Keenan, a 25-year old Irish-immigrant gunsmith at the Allegheny Arsenal, was returning from downtown to Lawrenceville on the trolley with a group of friends when Obey asked the rowdy and intoxicated group to settle down. When hey continued their rowdy behavior, Obey intervened again, a fight followed, and Obey, Pittsburgh-born and well known, was killed. The group of seven men was arrested.

As President Lincoln removed General McClellan from command of the flailing Army of the Potomac in favor of a more aggressive strategy, Keenan was put on trial for Obey’s murder. In a case in which court-watchers expected a manslaughter conviction, Keenan was convicted of first-degree murder on November 13, 1862. After his motion for a new trial was argued and rejected, Keenan was sentenced to death on February 28, 1863.

His companions were acquitted.
Following an unsuccessful appeal (Keenan v. Commonwealth, 44 Pa. 55, 1863), which argued that inadequate consideration had been given to the extent of Keenan’s intoxication, Keenan sought a pardon.
With public sympathy on his side and limited support for executions, Keenan sat in jail. After years in which his case languished, passing from governor to governor, Thomas Keenan was finally pardoned by Governor Curtin on January 12, 1867.

Soon after his release, Keenan, his wife, Alice, and two children, moved to Connellsville, Fayette County. He died there on March 31, 1892.
Much like John Lutz before him, who was pardoned after a suitable period of imprisonment, Keenan’s identity and popularity proved more powerful than the weak checks on the pardon process.

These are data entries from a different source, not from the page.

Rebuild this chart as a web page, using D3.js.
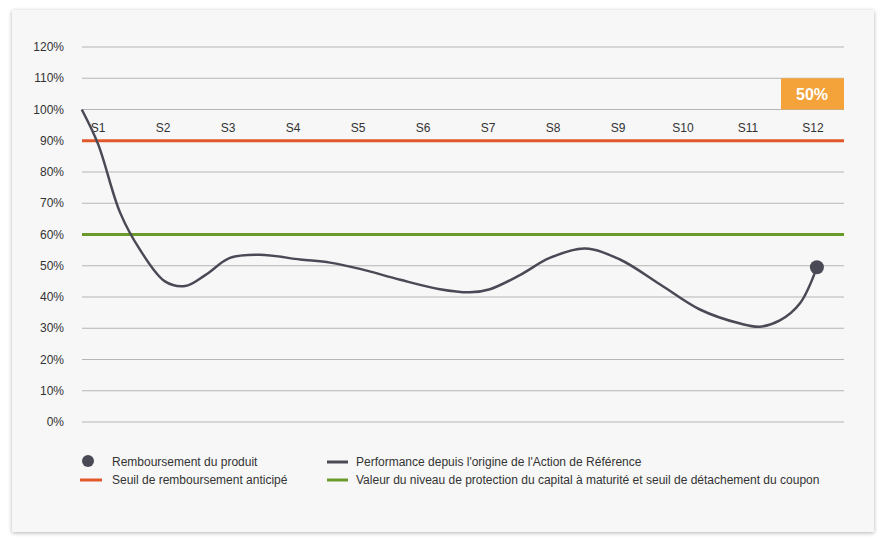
<!DOCTYPE html>
<html><head><meta charset="utf-8">
<script src="https://cdn.jsdelivr.net/npm/d3@7"></script>
<style>
body{margin:0;background:#fff;font-family:"Liberation Sans",Arial,sans-serif;}
.card{position:absolute;left:12px;top:10px;width:862px;height:522px;background:#f7f7f7;box-shadow:0 1px 4px rgba(0,0,0,0.3);}
svg{position:absolute;left:0;top:0;}
</style></head>
<body><div class="card"></div><div id="chart"></div>
<script>
const yTicks = [0,10,20,30,40,50,60,70,80,90,100,110,120];
const sessions = ["S1","S2","S3","S4","S5","S6","S7","S8","S9","S10","S11","S12"];
const perfT = [0.75,1.0,1.34,1.65,2.03,2.34,2.65,3.03,3.49,4.11,4.57,5.03,5.65,6.26,6.72,7.03,7.49,7.95,8.49,9.03,9.65,10.26,10.88,11.18,11.49,11.8,12.06];
const perfV = [100,89,67,55,45,43.5,47,52.5,53.5,52,51,49,45.5,42.5,41.5,42.5,47,52.5,55.5,52,44,36,31.5,30.5,32.5,38,49.5];
const autocallLevel = 90, protectionLevel = 60, coupon = "50%";

const svg = d3.select("#chart").append("svg").attr("width",887).attr("height",543);
const y = d3.scaleLinear().domain([0,120]).range([422,47]);
const x = d3.scaleLinear().domain([0,12]).range([33,813]);
const L = 82, R = 844;

svg.append("g").selectAll("line").data(yTicks).join("line")
  .attr("x1",L).attr("x2",R).attr("y1",d=>y(d)).attr("y2",d=>y(d))
  .attr("stroke","#b5b5b5").attr("stroke-width",1);
svg.append("g").selectAll("text").data(yTicks).join("text")
  .attr("x",64).attr("y",d=>y(d)+4).attr("text-anchor","end")
  .attr("font-size",12).attr("fill","#333").text(d=>d+"%");

svg.append("rect").attr("x",781).attr("y",y(110)).attr("width",R-781).attr("height",y(100)-y(110)).attr("fill","#f4a23a");
svg.append("text").attr("x",812).attr("y",y(105)+6).attr("text-anchor","middle").attr("font-size",16).attr("font-weight","bold").attr("fill","#fff").text(coupon);

svg.append("g").selectAll("text").data(sessions).join("text")
  .attr("x",(d,i)=>x(i+1)).attr("y",132).attr("text-anchor","middle")
  .attr("font-size",12).attr("fill","#333").text(d=>d);

svg.append("line").attr("x1",L).attr("x2",R).attr("y1",y(autocallLevel)).attr("y2",y(autocallLevel)).attr("stroke","#e2582a").attr("stroke-width",3);
svg.append("line").attr("x1",L).attr("x2",R).attr("y1",y(protectionLevel)).attr("y2",y(protectionLevel)).attr("stroke","#6b9a2c").attr("stroke-width",3);

const pts = perfT.map((t,i)=>[x(t),y(perfV[i])]);
svg.append("path").attr("d",d3.line().curve(d3.curveCatmullRom)(pts))
  .attr("fill","none").attr("stroke","#4a4a56").attr("stroke-width",2.5);
const last = pts[pts.length-1];
svg.append("circle").attr("cx",last[0]).attr("cy",last[1]).attr("r",7).attr("fill","#4a4a56");

const lg = svg.append("g").attr("font-size",12).attr("fill","#333");
lg.append("circle").attr("cx",88).attr("cy",461).attr("r",6).attr("fill","#4a4a56");
lg.append("text").attr("x",112).attr("y",466).text("Remboursement du produit");
lg.append("line").attr("x1",80).attr("x2",102).attr("y1",480).attr("y2",480).attr("stroke","#e2582a").attr("stroke-width",3);
lg.append("text").attr("x",112).attr("y",484).text("Seuil de remboursement anticipé");
lg.append("line").attr("x1",327).attr("x2",348).attr("y1",462).attr("y2",462).attr("stroke","#4a4a56").attr("stroke-width",3);
lg.append("text").attr("x",356).attr("y",466).text("Performance depuis l'origine de l'Action de Référence");
lg.append("line").attr("x1",327).attr("x2",348).attr("y1",480).attr("y2",480).attr("stroke","#6b9a2c").attr("stroke-width",3);
lg.append("text").attr("x",356).attr("y",484).text("Valeur du niveau de protection du capital à maturité et seuil de détachement du coupon");
</script></body></html>
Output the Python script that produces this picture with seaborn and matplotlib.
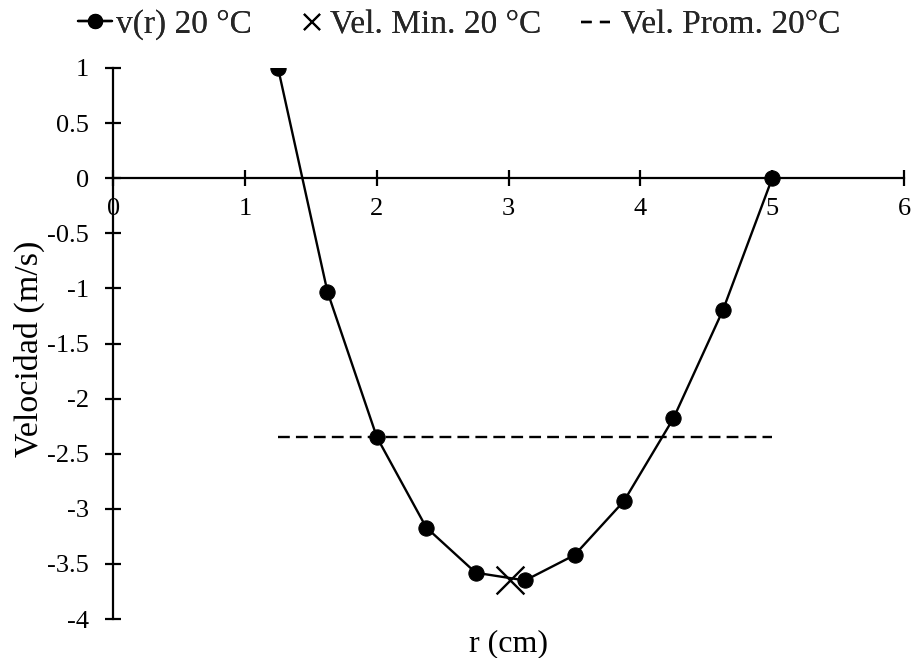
import matplotlib
matplotlib.use("Agg")
import matplotlib.pyplot as plt
import seaborn as sns
import pandas as pd
from matplotlib.lines import Line2D

# Data
r_cm = [1.25, 1.625, 2.0, 2.375, 2.75, 3.125, 3.5, 3.875, 4.25, 4.625, 5.0]
v_ms = [1.0, -1.03, -2.35, -3.17, -3.58, -3.65, -3.42, -2.93, -2.18, -1.20, 0.0]
r_min = [3.01]
v_min = [-3.65]
r_prom = [1.25, 5.0]
v_prom = [-2.35, -2.35]
x_ticks = [0, 1, 2, 3, 4, 5, 6]
y_ticks = [1, 0.5, 0, -0.5, -1, -1.5, -2, -2.5, -3, -3.5, -4]
legend_labels = ["v(r) 20 °C", "Vel. Min. 20 °C", "Vel. Prom. 20°C"]

sns.set_theme(style="white")
plt.rcParams['font.family'] = ['Liberation Serif', 'DejaVu Serif']

W, H = 913, 658
fig = plt.figure(figsize=(W / 100, H / 100), dpi=100)
x0, x1, y0, y1 = 113.3, 904.0, 68.0, 619.0
ax = fig.add_axes([x0 / W, 1 - y1 / H, (x1 - x0) / W, (y1 - y0) / H])

dash = (0, (5, 2.6))
df = pd.DataFrame({"r": r_cm, "v": v_ms})
sns.lineplot(data=df, x="r", y="v", ax=ax, color="black", linewidth=1.7,
             marker="o", markersize=11, markeredgecolor="black", sort=False,
             zorder=4)
sns.lineplot(x=r_prom, y=v_prom, ax=ax, color="black", linewidth=1.7,
             linestyle=dash, zorder=3)
sns.scatterplot(x=r_min, y=v_min, ax=ax, color="black", marker="x", s=400,
                linewidth=1.7, zorder=5)

ax.set_xlim(0, 6)
ax.set_ylim(-4, 1)
ax.set_xticks(x_ticks)
ax.set_yticks(y_ticks)
ax.set_xticklabels([str(t) for t in x_ticks])
ax.set_yticklabels([("%g" % t) for t in y_ticks])

for s in ["top", "right"]:
    ax.spines[s].set_visible(False)
ax.spines["left"].set_position(("data", 0))
ax.spines["bottom"].set_position(("data", 0))
for s in ["left", "bottom"]:
    ax.spines[s].set_color("black")
    ax.spines[s].set_linewidth(1.6)
    ax.spines[s].set_zorder(2)

ax.tick_params(axis="both", direction="inout", length=12, width=1.6,
               colors="black", labelsize=19, bottom=True, left=True)
ax.tick_params(axis="x", pad=8.5)
ax.tick_params(axis="y", pad=11.5)

ax.set_xlabel("r (cm)", fontsize=23, color="black", va="baseline")
ax.set_ylabel("Velocidad (m/s)", fontsize=24.5, color="black", va="center")
ax.xaxis.set_label_coords(0.5, (y1 - 651) / (y1 - y0))
ax.yaxis.set_label_coords((29 - x0) / (x1 - x0), 0.49)

handles = [
    Line2D([], [], color="black", linewidth=1.7, marker="o", markersize=10),
    Line2D([], [], color="black", linestyle="none", marker="x", markersize=11,
           markeredgewidth=1.5),
    Line2D([], [], color="black", linewidth=1.7, linestyle=(0, (4.5, 3.5))),
]
specs = [(78, 1.02, 0.12), (302, 0.6, 0.24), (581, 0.87, 0.33)]
for h, lab, (px, hl, tp) in zip(handles, legend_labels, specs):
    leg = fig.legend([h], [lab], loc="center left",
                     bbox_to_anchor=(px / W, 1 - 25 / H), frameon=False,
                     fontsize=24, handlelength=hl, handletextpad=tp,
                     borderpad=0, borderaxespad=0)
    fig.add_artist(leg)

fig.savefig("out.png", dpi=100)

The justification for his pardon noted that there was some doubt as to whether Keenan administered the fatal wound and that a number of witnesses were unable to testify at trial, but had provided affidavits on his behalf.
With growing concern about abuse of unfettered gubernatorial pardon power, Keenan’s was the last capital pardon in Allegheny County. The state Board of Pardons was established in 1872.
After Keenan’s conviction, the Pittsburgh Gazette editorialized against carrying daggers, arguing they demonstrated an intention to harm and were “a serpent in the bosom, which may turn upon him and inflict the fatal sting at any moment.”
Two months after Obey’s murder, on September 17, 1862, an explosion at the Allegheny Arsenal killed 78 workers, all of them girls and women. It was the largest civilian tragedy of the Civil War and the largest single-incident loss of life in Pittsburgh history, occurring on the same day as the Battle of Antietam, the largest single-day loss of life in American history.